Program One "Almost Adults"

a. What was the most important information you learned from the video?
b. How does this new information affect your understanding of AYA students?
c. How might you apply what you have learned to your next field placement?

a./b.   I feel as though as lot of the information in this film has been covered through either my education or psychology courses.  However,  the one section of this film that I really found important is the part about brain anatomy.  It gives reason behind the actions or lack their of for the students that I will be seeing once I enter a classroom.  The fact that the emotional sector of the brain is in full function but the frontal lobe which controls reasoning and other complexities is just starting to form itself.  The idea of pruning sort of combines nature and nurture.  The students naturally create the neuro-connections but what they do in life can make one of them strong and others weak.  This is extremely important because being an educator during this point in their lives it is important for me to help the students to create complex thinking abilities as well as creating an environment to help them express themselves.  

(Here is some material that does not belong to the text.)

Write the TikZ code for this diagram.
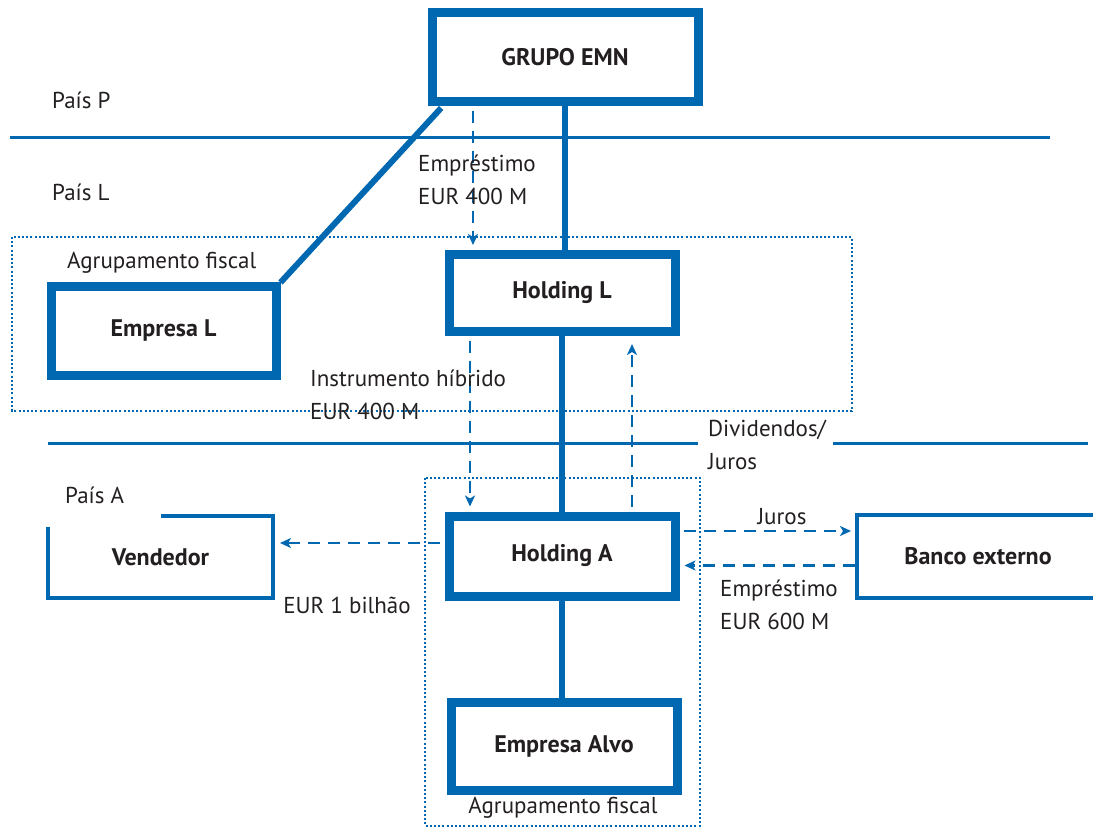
\documentclass[tikz,border=0pt]{standalone}
\usepackage{fontspec}
\setmainfont{PT Sans}
\usetikzlibrary{arrows.meta,calc}
\definecolor{emnblue}{RGB}{0,103,177}
\definecolor{txt}{RGB}{35,31,32}
\begin{document}
\begin{tikzpicture}[x=1pt,y=-1pt,
  font=\fontsize{23}{33}\selectfont, text=txt,
  bigbox/.style={draw=emnblue,line width=9pt,minimum width=226pt,minimum height=80pt,inner sep=0pt,font=\fontsize{24}{28}\selectfont\bfseries},
  openbox/.style={bigbox,draw=none,outer sep=0pt},
  thinline/.style={draw=emnblue,line width=4pt},
  solidlink/.style={draw=emnblue,line width=6pt},
  sepline/.style={draw=emnblue,line width=2.5pt},
  dotbox/.style={draw=emnblue,line width=2.5pt,dash pattern=on 2pt off 2.2pt},
  darr/.style={draw=emnblue,line width=2.5pt,dash pattern=on 12pt off 8pt,-{Stealth[length=11pt,width=10pt,inset=3pt]}},
  lbl/.style={inner sep=0pt,align=left}
]
\useasboundingbox (0,0) rectangle (1093,829);
% grouping boxes
\draw[dotbox] (12,237) rectangle (852,411);
\draw[dotbox] (425,478) rectangle (700,826);
% country separators
\draw[sepline] (10,137.5) -- (1050,137.5);
\draw[sepline] (48,443.5) -- (698,443.5);
\draw[sepline] (833,443.5) -- (1088,443.5);
% nodes
\node[bigbox,minimum width=266pt,minimum height=89pt] (grupo) at (565,57.5) {GRUPO EMN};
\node[bigbox,minimum height=77pt] (hl) at (562,293) {Holding L};
\node[bigbox,minimum width=225pt,minimum height=88pt] (el) at (163.5,331) {Empresa L};
\node[bigbox] (ha) at (562,556) {Holding A};
\node[bigbox,minimum height=88pt] (alvo) at (564,746) {Empresa Alvo};
\node[openbox,minimum width=225pt,minimum height=82pt] (vend) at (160.5,557) {Vendedor};
\node[openbox,minimum width=242pt,minimum height=83pt] (banco) at (978,556.5) {Banco externo};
\draw[thinline] (vend.north) -- (vend.north east) -- (vend.south east) -- (vend.south west) -- ([yshift=-11pt]vend.north west);
\draw[thinline] (banco.north east) -- (banco.north west) -- (banco.south west) -- (banco.south east);
% solid links
\draw[solidlink] (grupo.south) -- (grupo.south |- hl.north);
\draw[solidlink] (hl.south) -- (ha.north);
\draw[solidlink] (ha.south) -- (ha.south |- alvo.north);
\draw[solidlink,shorten <=2pt] ([xshift=15pt]grupo.south west) -- (el.north east);
% dashed flows
\draw[darr,shorten <=4.5pt,shorten >=5pt] ([xshift=-92pt]grupo.south) -- ([xshift=-92pt]grupo.south |- hl.north);
\draw[darr,shorten <=4.5pt,shorten >=5pt] ([xshift=-92pt]hl.south) -- ([xshift=-92pt]hl.south |- ha.north);
\draw[darr,shorten <=5pt,shorten >=8pt] ([xshift=70pt]ha.north) -- ([xshift=70pt]ha.north |- hl.south);
\draw[darr,shorten <=4.5pt,shorten >=7pt] ([yshift=13pt]ha.west) -- ([yshift=13pt]ha.west -| vend.east);
\draw[darr,shorten <=4.5pt,shorten >=6pt] ([yshift=25pt]ha.east) -- ([yshift=25pt]ha.east -| banco.west);
\draw[darr,shorten <=2pt,shorten >=5pt] ([yshift=-9pt]banco.west) -- ([yshift=-9pt]banco.west -| ha.east);
% labels
\node[lbl,anchor=west] (pp) at (52,100) {País P};
\node[lbl,anchor=west] (pl) at (52,192) {País L};
\node[lbl,anchor=west] (pa) at (65,495) {País A};
\node[lbl,anchor=west] (emp4) at (418,179.5) {Empréstimo\\EUR 400 M};
\node[lbl,anchor=west] (ag1) at (67,263) {Agrupamento fiscal};
\node[lbl,anchor=west] (hib) at (310,394.5) {Instrumento híbrido\\EUR 400 M};
\node[lbl,anchor=west] (div) at (708,445) {Dividendos/\\Juros};
\node[lbl] (jur) at (782,517) {Juros};
\node[lbl] (b1) at (347,605) {EUR 1 bilhão};
\node[lbl,anchor=west] (emp6) at (720,605) {Empréstimo\\EUR 600 M};
\node[lbl] (ag2) at (563,808) {Agrupamento fiscal};
\end{tikzpicture}
\end{document}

c.  For my next field placement I intend on taking the history/psychology teacher's advice in making the content more personal.  Relating them to events that happened so many years ago or comparing something today to a recent event.  This program also reinforced the idea of having a safe environment for my students.  When students are concerned with the way they look or what others think about them they are distracted and it greatly affects their ability to learn.  One of the big keys in this film was the use of active learning, having the students participate in their education.  A teacher just spitting information to students is not the way that they learn best.  I understand that in several classes, especially history, there has to be time taken to give the students information before they can start to think about it.  I had a field placement for Ed. 300 and the English teacher I was with had a nice strategy going.  She allowed the students to do a writing piece then showed them their literacy rating.  Now they are doing a project in which they are creating a magazine article using several writing strategies that the teacher hasn't explained to them.  She is using this as a learning experience for the students to go through and will go back and explain.  Based on the way her students react in class and their want to learn I have to say that it looks successful.